Written instruction:
Only the lines from the top of the records below through the line containing "import numpy as np" should be printed, exactly and without pictures.

Source material:
┌──
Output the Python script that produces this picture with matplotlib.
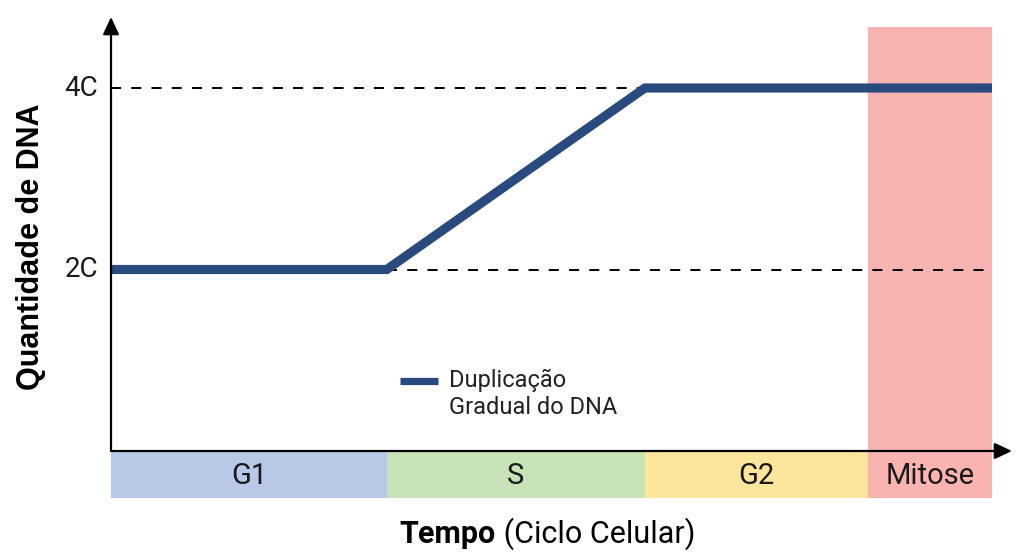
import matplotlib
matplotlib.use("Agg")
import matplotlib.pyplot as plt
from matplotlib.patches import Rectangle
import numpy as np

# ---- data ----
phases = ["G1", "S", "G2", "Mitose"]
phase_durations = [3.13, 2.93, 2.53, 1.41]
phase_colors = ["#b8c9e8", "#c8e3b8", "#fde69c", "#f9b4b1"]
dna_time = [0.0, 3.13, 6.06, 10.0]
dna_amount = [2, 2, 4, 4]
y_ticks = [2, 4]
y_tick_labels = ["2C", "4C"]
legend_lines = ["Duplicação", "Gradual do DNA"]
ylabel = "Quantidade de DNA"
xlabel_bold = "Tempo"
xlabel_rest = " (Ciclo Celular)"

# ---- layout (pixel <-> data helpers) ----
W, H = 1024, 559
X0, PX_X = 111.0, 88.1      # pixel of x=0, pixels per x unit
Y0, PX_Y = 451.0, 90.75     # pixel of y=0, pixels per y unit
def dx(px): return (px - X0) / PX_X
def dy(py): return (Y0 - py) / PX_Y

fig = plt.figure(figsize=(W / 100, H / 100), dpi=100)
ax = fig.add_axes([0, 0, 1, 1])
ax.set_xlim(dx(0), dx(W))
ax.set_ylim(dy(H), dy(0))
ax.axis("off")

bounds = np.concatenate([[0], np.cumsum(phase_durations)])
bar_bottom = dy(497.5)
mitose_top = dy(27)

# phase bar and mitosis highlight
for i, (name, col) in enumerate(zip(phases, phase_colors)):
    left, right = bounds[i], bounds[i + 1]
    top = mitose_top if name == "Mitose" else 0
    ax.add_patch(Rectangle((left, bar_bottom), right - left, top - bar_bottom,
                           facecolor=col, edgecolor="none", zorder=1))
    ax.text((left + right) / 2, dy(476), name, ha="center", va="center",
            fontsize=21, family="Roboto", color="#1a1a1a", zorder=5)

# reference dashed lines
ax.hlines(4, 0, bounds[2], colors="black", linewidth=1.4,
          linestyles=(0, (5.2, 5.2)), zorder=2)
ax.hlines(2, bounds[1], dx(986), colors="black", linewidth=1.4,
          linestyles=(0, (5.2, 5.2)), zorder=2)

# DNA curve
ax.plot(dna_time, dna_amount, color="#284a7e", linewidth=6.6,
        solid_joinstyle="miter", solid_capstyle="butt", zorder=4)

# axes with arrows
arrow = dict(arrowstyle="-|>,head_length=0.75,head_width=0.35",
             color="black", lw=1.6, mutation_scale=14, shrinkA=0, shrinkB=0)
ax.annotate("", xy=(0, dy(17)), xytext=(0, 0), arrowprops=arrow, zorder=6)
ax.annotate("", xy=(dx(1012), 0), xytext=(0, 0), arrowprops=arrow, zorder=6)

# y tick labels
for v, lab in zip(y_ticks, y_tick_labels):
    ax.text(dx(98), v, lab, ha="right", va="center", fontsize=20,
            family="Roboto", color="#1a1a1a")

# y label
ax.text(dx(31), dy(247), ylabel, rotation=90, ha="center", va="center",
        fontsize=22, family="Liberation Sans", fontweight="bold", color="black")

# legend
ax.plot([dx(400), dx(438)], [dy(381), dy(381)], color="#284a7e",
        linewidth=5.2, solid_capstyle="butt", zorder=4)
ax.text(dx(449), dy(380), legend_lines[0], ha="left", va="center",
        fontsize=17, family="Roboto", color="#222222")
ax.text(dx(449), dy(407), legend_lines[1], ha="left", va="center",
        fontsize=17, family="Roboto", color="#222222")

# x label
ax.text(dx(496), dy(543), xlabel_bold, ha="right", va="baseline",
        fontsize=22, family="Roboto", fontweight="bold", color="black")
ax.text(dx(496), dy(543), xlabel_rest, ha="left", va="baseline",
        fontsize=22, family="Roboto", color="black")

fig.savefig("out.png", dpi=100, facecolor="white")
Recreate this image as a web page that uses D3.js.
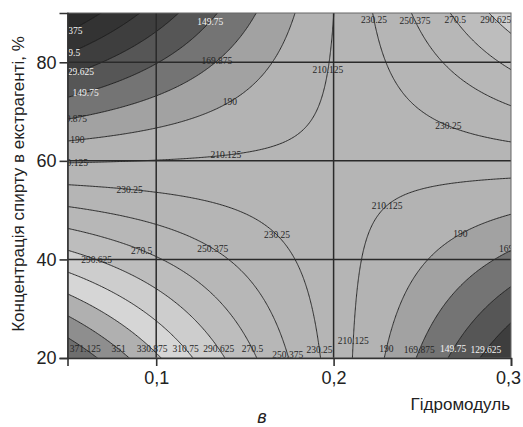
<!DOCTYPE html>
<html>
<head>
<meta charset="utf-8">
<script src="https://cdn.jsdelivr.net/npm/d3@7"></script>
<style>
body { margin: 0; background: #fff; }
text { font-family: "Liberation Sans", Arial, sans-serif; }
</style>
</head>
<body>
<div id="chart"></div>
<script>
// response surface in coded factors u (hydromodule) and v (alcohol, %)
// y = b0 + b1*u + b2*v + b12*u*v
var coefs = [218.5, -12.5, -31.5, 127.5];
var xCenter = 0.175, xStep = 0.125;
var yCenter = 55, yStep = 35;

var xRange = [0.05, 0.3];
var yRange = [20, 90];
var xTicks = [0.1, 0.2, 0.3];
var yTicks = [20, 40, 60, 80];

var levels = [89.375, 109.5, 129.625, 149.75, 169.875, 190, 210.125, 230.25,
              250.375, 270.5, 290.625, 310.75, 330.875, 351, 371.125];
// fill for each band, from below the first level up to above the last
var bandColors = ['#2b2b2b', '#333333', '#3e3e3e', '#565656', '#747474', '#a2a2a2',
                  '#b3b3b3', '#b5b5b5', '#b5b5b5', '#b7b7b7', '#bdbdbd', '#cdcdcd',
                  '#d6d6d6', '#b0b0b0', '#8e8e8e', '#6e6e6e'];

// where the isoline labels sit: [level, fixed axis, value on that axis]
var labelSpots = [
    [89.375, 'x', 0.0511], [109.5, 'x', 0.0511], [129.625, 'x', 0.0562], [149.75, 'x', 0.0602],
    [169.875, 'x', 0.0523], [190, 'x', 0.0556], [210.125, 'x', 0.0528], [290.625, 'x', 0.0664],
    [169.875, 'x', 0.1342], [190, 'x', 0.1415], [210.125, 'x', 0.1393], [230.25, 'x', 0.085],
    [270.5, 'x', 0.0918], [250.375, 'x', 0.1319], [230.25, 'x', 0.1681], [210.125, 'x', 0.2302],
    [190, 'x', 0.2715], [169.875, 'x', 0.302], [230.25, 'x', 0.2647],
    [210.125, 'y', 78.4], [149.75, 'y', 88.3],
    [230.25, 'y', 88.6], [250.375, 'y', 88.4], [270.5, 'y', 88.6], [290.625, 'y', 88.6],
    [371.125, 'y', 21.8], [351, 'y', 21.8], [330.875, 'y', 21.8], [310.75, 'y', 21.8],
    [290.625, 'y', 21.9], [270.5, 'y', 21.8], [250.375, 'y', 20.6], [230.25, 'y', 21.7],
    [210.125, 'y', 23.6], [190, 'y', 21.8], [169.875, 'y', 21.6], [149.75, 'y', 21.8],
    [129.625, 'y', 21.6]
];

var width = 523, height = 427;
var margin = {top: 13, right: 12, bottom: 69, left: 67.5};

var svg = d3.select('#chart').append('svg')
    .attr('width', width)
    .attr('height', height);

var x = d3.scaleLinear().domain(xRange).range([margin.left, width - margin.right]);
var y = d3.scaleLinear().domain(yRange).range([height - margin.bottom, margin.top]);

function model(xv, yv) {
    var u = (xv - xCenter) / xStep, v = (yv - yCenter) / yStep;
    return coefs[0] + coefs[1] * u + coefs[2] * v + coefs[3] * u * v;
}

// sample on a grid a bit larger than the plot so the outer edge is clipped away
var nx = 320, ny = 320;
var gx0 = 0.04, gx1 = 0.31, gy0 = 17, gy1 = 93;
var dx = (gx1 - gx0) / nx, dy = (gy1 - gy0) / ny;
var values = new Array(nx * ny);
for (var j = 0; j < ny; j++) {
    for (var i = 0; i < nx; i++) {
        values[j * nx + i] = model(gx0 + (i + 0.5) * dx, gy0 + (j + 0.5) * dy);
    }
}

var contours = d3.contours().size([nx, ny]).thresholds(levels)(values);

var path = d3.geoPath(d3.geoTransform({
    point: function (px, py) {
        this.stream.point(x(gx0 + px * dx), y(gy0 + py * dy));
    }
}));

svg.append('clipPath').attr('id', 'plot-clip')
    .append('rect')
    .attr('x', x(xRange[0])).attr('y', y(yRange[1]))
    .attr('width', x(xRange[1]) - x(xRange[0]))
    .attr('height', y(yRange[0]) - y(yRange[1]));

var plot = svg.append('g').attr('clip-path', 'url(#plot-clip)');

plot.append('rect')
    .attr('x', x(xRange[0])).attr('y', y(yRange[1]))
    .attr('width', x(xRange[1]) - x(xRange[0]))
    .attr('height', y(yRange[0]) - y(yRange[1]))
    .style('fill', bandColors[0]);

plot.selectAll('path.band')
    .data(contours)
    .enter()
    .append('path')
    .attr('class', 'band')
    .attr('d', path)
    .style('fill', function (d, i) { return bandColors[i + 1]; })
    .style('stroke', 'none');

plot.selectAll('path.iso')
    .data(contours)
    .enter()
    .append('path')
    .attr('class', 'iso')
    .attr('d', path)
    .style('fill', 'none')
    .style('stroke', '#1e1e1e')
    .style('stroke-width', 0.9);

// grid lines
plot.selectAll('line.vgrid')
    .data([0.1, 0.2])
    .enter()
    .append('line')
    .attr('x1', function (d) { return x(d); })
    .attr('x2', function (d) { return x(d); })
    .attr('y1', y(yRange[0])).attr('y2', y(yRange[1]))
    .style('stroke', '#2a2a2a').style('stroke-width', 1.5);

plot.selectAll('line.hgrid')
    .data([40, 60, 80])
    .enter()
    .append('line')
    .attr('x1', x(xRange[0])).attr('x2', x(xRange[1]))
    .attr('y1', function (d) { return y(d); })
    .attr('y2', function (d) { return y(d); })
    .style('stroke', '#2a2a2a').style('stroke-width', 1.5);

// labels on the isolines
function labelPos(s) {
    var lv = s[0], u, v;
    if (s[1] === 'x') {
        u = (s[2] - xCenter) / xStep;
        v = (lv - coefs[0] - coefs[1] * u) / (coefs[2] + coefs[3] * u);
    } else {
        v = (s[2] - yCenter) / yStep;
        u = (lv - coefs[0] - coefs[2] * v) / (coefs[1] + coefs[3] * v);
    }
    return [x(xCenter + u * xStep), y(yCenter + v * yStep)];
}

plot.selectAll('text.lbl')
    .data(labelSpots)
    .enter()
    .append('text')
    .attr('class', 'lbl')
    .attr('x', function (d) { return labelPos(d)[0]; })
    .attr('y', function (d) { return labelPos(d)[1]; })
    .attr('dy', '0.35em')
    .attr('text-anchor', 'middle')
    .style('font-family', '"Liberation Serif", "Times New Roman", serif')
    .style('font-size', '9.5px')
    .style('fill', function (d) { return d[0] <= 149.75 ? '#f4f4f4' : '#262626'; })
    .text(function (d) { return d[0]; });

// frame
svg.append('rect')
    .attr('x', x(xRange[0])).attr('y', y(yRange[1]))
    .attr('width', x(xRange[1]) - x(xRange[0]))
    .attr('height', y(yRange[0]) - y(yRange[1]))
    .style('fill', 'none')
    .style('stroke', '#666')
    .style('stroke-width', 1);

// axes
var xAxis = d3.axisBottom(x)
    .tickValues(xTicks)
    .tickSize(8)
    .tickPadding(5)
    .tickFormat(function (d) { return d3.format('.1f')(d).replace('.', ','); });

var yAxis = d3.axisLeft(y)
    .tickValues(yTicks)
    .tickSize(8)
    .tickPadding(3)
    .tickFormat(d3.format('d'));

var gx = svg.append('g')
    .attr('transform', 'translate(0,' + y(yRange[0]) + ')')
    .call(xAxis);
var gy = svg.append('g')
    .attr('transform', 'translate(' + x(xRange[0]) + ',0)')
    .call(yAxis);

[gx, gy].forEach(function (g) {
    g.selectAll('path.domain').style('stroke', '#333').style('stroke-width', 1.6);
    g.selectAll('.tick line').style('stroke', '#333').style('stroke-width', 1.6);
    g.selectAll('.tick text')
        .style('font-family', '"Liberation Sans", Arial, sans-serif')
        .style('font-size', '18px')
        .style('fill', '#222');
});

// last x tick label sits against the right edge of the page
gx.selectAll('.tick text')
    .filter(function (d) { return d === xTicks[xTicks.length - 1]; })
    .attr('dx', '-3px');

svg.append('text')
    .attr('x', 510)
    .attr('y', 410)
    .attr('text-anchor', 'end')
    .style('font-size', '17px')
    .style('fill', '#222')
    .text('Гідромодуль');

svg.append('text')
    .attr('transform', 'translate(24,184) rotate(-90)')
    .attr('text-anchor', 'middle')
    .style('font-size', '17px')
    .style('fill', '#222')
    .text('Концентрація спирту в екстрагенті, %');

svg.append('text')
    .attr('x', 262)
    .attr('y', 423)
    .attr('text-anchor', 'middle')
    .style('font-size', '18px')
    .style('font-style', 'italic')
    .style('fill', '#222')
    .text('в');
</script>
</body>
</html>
└──
Task response:
Output the Python script that produces this picture with matplotlib.
import matplotlib
matplotlib.use("Agg")
import matplotlib.pyplot as plt
from matplotlib.patches import Rectangle
import numpy as np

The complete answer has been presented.